Whitepaper: 6 Models for Measuring the ROI of Social Media Marketing

Social media marketing and ROI have an interesting history with some famous sorts saying the proper answer should be, “What’s the ROI of your mother, because she made you what you are today?”

I have to think they never won a budget argument with that kind of nonsense. Social media marketing works.

The fact of the matter is that we can generate specific actions via social media marketing and, in many cases, we can put a value on those actions. In the past, we gave you 4 general frameworks for social media ROI in your organization. Today, we’re going further than frameworks with this new Whitepaper, “Six Ways to Measure the ROI of Social Media.
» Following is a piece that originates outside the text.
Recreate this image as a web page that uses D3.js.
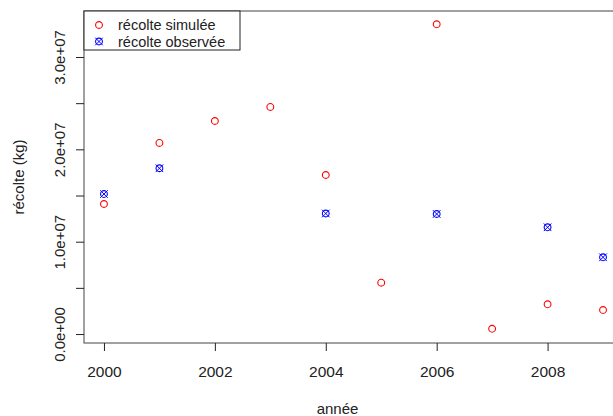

To get you inspired, we created this video on social media ROI:

Be Fair with ROI

Before we get into the models, I should say: “Let’s treat social media marketing the same way we treat other marketing when we ask for ROI.”

This is an intentionally double-sided statement:

  1. On the one hand, we should expect ROI from social media marketing the way we expect ROI from every other marketing spend.
  2. Given that, we should measure social media marketing the way we measure our expenditures in advertising, public relations, event marketing, CRM, SEO and more.

Clients who say, “What is the ROI of social media marketing?” should be able to provide their models for measuring the ROI of their other marketing. If they can, the social media marketer will find valuable data points (actual and/or assumptions) in those models that make building the social ROI model better. If they cannot, it begs the question as to why one form of marketing is being held to a different standard than the others.

Be Careful What you Count

The old expression is, “Not everything that can be measured counts, and not everything that counts can be measured.” True.

But in building a social media marketing ROI model, you need to have a detailed understanding of not only what you count, but how that is counted. One example is last touch attribution.

Using last touch attribution, web analytics programs “credit” the last touch with the sale. In other words, we know that someone clicked on a search term and then bought a product (or reached a goal page). In that scenario, what we don’t know is what led that person to search for the term in the first place. Was it a television spot? An event? Seeing the product in a friend’s Facebook news feed? In systems that use multi-touch attribution, we get a much clearer sense of the path that led to that conversion.

People who use last touch attribution often give too much credit to search (paid and organic) and too little credit to social media, television and other forms of marketing.

The Six Models

Let me start by saying that if you sell through e-commerce, direct ROI models are significantly easier to create. But for these models, we assumed that you do not have that luxury.
The six models of social media marketing ROI that we’ve outlined here can be customized with whatever data your company has on hand. They are as follows:

  1. The Amplification Model: how much would it cost to buy these impressions/social actions through paid media?
  2. Value of Social Traffic versus Display: how much does it cost to get a visitor to your site via social promotions versus display advertising?
  3. Quality of Visitors from Social Media: how well do the visitors being driven to a site via social media perform?
  4. Revenue from Facebook Fans Model: how much incremental revenue do Facebook fans generate?
  5. Revenue from Social Media Marketing: how many sales can be attributed to your social media marketing programs?
  6. Social Promotions Sales ROI: how many sales can be attributed to a special social media marketing promotion?

Importantly, none of these models are perfect. But they are significantly better than saying that social media ROI is not measurable. We also state quite clearly that all of these models are in their early stages. We’re eager to generate conversation on how to improve them. We also recognize that none of these models captures the total value of social media marketing from all dimensions. But they do demonstrate the dollar value of equivalent ad spend, the relative value of traffic to display advertising, whether or not these visitors are valuable and much more.

These are the conversations we should be having with our clients. These models are the starting point for doing those conversations.